Don’t focus on the fumble. Focus on the fact that you stepped up, you gave it your all and it you are going to be even better because of it. There are people that are so proud of you.

Here’s a little exercise you can use whenever the if onlys creep in.

  1. Grab a sheet of paper
  2. Write down your “if only…”
  3. Take a second to reflect on why you feel this way
  4. Now imagine your child or best friend has this “if only”
  5. Next, write exactly what you’d say to your child or best friend
  6. Take your own advice
  7. Finally, write down 3 things about this that you can do to be stronger and better in the future

 

Now get back out there!

Here’s to the next season, whatever that might be for you.
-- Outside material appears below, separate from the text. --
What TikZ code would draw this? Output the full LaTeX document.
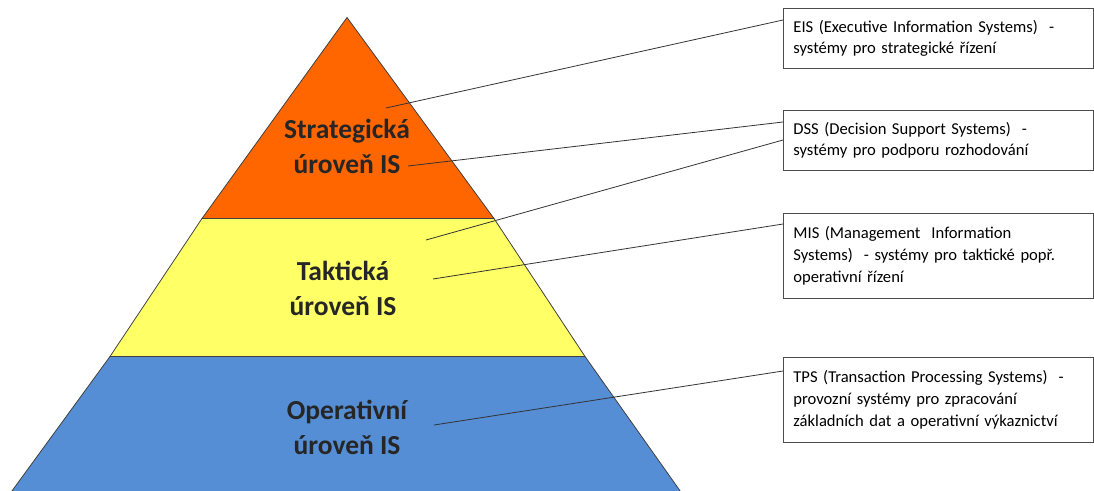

P.S. If you want to get more personal stories and behind the scenes info join my weekly newsletter! You can sign up on my homepage. I promise to only share the best GIFs and Beyonce references- no spam.

 

*Update: Not sure this makes the story any less heartbreaking, but later when the game footage came out- it was clear it wasn’t a fumble- his knee was down and then the ball came out. Bad call from the ref 🙁 It should have been a first down, and they should have won the whole damn thing. Luckily, his amazing coach sent the video to the league in hopes that it will help set higher standards for the referees next season. Fingers crossed.